THERE’S NO E-MAIL from Olly. Not one. I even check my spam folder. This shouldn’t bother me and it doesn’t. It doesn’t bother me a lot. In the interest of thoroughness, I refresh my e-mail three more times in about two seconds. Maybe it’s just hiding somewhere, stuck behind another one.
Carla walks in as I’m about to refresh again.
“I didn’t think you’d be able to unearth that thing,” she says.
“Good morning to you, too,” I say, squinting down at the screen.
She smiles and begins her daily unpacking-of-the-medical-bag ritual. Why she doesn’t leave it here overnight is a mystery.
“Why are you frowning? Another dead cat video?” Her smile is toothy and wide, very Cheshire Cat–like. Any minute now her body will disappear, leaving just a grinning floating head in its wake.
“Olly didn’t send me any e-mails.”
I believe nonplussed is the word for her expression.
“All weekend,” I say, by way of illumination.
“I see.” She puts the stethoscope in her ears and the thermometer under my tongue.
“Did you e-mail him?”
“Yesh.” I talk around the thermometer.
“Don’t talk, just nod.”
“Sawwy.”
She rolls her eyes and we wait for the beep.
“Ninety-nine point eight,” I say, handing the thermometer back to her. “I basically told him not to write.
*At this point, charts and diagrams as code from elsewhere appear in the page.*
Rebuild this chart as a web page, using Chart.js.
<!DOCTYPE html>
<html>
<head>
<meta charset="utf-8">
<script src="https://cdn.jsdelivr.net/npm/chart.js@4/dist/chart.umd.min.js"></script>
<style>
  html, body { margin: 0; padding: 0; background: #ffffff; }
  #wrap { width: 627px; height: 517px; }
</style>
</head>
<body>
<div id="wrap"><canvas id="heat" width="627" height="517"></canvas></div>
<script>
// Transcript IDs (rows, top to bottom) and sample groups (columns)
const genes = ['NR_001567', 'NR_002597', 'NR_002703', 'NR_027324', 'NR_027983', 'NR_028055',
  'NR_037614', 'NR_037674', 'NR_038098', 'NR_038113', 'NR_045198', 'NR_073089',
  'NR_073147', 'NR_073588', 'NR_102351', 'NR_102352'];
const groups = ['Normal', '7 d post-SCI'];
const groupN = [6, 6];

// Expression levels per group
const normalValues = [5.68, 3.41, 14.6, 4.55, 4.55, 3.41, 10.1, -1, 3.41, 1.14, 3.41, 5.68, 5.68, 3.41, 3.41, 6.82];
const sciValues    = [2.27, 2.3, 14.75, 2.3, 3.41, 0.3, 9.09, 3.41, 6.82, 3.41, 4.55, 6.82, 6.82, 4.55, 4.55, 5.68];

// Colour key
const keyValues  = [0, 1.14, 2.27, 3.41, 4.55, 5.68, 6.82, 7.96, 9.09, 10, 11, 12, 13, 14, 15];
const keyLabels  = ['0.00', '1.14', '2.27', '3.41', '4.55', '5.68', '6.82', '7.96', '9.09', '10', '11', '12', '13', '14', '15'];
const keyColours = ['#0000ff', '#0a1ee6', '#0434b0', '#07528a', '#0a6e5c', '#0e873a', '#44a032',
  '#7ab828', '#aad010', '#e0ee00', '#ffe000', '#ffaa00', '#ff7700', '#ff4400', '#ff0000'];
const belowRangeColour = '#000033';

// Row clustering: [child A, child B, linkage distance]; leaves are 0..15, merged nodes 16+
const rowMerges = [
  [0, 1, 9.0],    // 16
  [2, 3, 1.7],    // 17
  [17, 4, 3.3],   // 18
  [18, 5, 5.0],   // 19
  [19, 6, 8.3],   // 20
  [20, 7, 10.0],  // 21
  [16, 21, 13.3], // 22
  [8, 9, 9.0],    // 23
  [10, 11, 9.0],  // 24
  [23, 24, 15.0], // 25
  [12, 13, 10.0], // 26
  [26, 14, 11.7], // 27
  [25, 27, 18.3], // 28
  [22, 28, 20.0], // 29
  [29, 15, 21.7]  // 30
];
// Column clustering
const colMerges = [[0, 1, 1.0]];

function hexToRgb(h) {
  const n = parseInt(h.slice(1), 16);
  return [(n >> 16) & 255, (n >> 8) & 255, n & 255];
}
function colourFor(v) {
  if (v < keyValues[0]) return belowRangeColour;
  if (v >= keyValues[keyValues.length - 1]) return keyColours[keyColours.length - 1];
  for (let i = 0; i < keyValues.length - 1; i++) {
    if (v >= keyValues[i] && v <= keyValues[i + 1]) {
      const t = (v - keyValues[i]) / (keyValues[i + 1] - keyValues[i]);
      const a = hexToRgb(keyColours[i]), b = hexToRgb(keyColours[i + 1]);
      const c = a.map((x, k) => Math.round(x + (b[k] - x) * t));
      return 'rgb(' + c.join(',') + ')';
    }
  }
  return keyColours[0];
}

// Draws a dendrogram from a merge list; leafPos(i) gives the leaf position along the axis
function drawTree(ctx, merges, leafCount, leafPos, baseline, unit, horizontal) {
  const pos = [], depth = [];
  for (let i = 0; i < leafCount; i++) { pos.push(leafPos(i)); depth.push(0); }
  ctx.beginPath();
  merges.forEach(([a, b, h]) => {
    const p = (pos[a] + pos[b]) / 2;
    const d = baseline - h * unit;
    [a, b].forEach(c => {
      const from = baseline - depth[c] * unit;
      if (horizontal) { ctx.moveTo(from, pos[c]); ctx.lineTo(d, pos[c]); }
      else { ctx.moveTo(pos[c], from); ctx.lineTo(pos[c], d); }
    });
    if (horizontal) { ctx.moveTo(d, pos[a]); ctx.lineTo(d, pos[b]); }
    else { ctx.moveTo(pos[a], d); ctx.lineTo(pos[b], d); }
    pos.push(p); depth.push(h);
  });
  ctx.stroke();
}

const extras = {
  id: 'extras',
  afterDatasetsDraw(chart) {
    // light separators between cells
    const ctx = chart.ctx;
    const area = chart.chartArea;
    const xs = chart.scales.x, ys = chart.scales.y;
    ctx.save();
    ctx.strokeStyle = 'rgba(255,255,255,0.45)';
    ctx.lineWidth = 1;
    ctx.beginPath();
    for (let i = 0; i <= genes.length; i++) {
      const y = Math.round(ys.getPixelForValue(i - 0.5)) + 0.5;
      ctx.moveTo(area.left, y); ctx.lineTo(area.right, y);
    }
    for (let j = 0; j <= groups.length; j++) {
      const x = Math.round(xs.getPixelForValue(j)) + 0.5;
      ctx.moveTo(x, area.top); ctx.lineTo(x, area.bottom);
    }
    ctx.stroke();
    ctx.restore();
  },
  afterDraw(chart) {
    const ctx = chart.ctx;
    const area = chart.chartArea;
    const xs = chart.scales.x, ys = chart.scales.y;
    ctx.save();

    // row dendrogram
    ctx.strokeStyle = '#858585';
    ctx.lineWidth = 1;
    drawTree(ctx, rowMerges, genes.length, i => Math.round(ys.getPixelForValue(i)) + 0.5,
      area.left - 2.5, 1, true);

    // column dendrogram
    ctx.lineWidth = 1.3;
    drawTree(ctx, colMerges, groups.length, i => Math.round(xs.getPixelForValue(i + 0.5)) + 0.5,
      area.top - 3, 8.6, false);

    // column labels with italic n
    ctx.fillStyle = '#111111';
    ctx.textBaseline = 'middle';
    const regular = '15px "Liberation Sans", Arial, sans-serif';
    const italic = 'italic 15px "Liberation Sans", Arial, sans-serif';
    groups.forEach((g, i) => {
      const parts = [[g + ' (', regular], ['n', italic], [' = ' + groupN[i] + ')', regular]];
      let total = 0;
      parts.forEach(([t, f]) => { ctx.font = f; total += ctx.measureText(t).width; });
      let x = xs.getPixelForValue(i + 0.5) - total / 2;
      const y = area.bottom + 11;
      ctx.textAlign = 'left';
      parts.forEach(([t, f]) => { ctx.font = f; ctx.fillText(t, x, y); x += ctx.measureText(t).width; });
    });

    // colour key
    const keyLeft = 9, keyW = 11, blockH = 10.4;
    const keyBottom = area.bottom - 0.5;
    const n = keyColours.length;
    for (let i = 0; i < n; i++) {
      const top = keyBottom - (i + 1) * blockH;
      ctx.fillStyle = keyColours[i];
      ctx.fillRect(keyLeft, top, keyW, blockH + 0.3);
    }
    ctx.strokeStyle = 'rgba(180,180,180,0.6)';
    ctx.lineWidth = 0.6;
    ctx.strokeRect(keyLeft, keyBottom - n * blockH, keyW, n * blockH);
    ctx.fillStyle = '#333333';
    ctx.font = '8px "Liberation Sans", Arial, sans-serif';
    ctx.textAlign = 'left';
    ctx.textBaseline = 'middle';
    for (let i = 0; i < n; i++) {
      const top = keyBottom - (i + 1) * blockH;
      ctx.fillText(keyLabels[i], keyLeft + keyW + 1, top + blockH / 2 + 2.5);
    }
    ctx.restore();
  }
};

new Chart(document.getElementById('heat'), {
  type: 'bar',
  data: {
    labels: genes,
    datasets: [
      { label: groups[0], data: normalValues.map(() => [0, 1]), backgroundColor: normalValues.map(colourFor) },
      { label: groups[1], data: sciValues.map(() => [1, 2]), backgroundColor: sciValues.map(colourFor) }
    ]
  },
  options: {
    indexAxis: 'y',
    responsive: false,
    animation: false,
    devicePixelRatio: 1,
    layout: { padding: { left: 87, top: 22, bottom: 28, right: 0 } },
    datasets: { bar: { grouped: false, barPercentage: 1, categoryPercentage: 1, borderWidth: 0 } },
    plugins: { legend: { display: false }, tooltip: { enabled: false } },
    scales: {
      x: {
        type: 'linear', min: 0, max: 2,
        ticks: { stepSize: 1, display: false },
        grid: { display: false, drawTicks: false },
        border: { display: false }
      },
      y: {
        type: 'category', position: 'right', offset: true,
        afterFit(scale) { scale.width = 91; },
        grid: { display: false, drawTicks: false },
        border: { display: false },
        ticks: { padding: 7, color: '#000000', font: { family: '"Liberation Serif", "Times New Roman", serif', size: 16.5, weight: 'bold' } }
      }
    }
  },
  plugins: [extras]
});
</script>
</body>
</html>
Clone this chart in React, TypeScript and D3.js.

Am I being ridiculous?”
She motions for me to turn around so she can listen to my lungs but doesn’t respond.
“How ridiculous?” I prompt. “On a scale of one to ten, one being perfectly rational and reasonable and ten being absurd and certifiable.”
“About an eight,” she says without hesitation.
I’d been expecting her to say twelve, so eight seems like a victory. I tell her so and she laughs at me.
“So you told him not to write to you and then he didn’t write to you. This is what you’re telling me?”
“Well, I didn’t say DON’T WRITE in big, bold letters or anything. I just said I was busy.” I think she’s going to make fun of me, but she doesn’t.
“Why didn’t you write to him?”
“Because of what we talked about. I like him, Carla. A lot. Too much.”
The look on her face says is that all? “Do you really want to lose the only friend you’ve ever had over a little bit of heartache?”
I’ve read many, many books involving heartache. Not one has ever described it as little. Soul-shattering and world-destroying, yes. Little, no.
She leans back against the couch. “You don’t know this yet, but this will pass. It’s just the newness and hormones.”
Maybe she’s right. I want her to be right so I can talk to him again.
She leans forward and winks at me. “That, and he’s cute.”
“He is pretty cute, right?” I giggle.
“Honey, I didn’t think they made them like that anymore!”
I’m laughing, too, and imagining a factory with little Ollys coming off an assembly line. How would they ever keep them still enough to package and mail?
“Go!” She slaps my knee. “You have enough things to be afraid of. Love can’t kill you.”